民主党代表選、「僅差」がもたらす影響とは? 決選投票での票差は7票差
長妻氏の主張と岡田氏の主張はともにリベラル。本人たちも認めるように極めて似ている。代表選での討論会で、対決したこともない。
だが細野氏は、安全保障や経済政策の面で他の2人と異なる。公開討論会でも岡田氏と長妻氏が細野氏に対して論争を挑む場面が見られた。にもかかわらず、長妻氏の票が細野氏に動いたのだ。それはなぜなのか。大きく影響しているのは、昨年末の衆院選だ。
岡田氏は国政選挙担当の代表代行として維新の党との選挙協力に動いたが、成功したとはいえず、「しこり」が残った。実際に12月17日に開かれた両院議員懇談会でも、愛知県12区の中根康浩氏を比例単独にまわしたことなどで大いに紛糾している。
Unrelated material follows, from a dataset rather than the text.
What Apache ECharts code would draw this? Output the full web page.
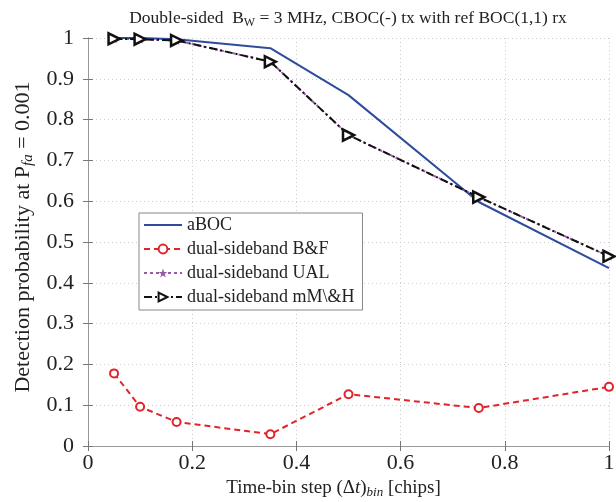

例えば兵庫県では、細野氏が1500票の党員・サポーター票を獲得したのに対し、岡田氏が獲得した票は871票にすぎない。同県内では3区と7区で民主党と維新の党の公認候補がぶつかり、ともに撃沈。8区と9区では、両党いずれからも公認候補を建てられなかった。また5区で出馬の準備をしていた元職の梶原康弘氏を降ろし、前職とはいえ地盤が強くない維新の党の三木圭恵氏に小選挙区を譲らせたことは、県連内で大きな反発を生んだ。梶原氏は2012年12月の衆院選で落選したとはいえ、2度当選を果たしていたからだ。
地方議員は細野氏支持が多かった
さらに問題は、地方自治体議員票の結果だろう。地方議員票は長妻氏に284票、細野氏に649票、岡田氏に532票投じられている。細野氏の方が岡田氏より117票も多かったのだ。これは今年4月に予定される統一地方選で、多くの地方議員が党の顔として「細野代表」を選択したことを意味する。
この件について岡田氏は新代表就任会見で、「地方議員の意見についてはいろんな分析がある。電話をかけた反応は悪くはなかった。(網膜剥離で手術・入院したための)出遅れが響いたのではないか」と述べたが、正面から答えているとはいえない。
僅差であったことは、党運営にも響く。安定性を確保するために、どのような党人事を行うかが重要になってくる。